Descript is an excellent all-around choice for podcast editing due to its efficient transcript-based workflow and time-saving features. However, if quick voice cleanup is your main concern, Adobe Podcast and Auphonic are also strong contenders.
Can AI audio tools really remove filler words and background noise automatically?
Yes, many tools like Cleanvoice AI and Descript can effectively remove filler words and awkward pauses, while Adobe Podcast, Auphonic, and Krisp excel at reducing background noise and enhancing voice quality. It’s always wise to review the results before finalizing your edit.
Which AI audio tool is best for music producers?
The best tool depends on your needs. LANDR is outstanding for AI mastering, LALAL.AI provides efficient stem separation, and iZotope RX shines when it comes to repairing damaged audio recordings.
Are AI audio editing tools good enough for professional use?
Absolutely!
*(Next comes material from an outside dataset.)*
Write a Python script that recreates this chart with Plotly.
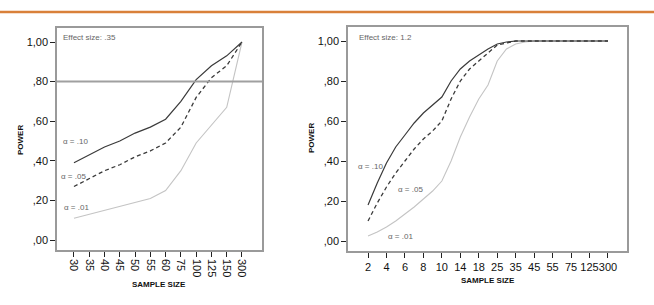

Many professionals rely on these tools—like iZotope RX for in-depth audio repair and Descript or Auphonic for speeding up production workflows. However, most experts combine AI automation with manual review to achieve the best results.
Should I use one AI audio tool or combine a few?
For many studios and production teams, combining a few tools works best. You might use Krisp during recording, Descript for editing, and Auphonic for final mastering and export. The right combination depends on where you experience the most bottlenecks in your workflow.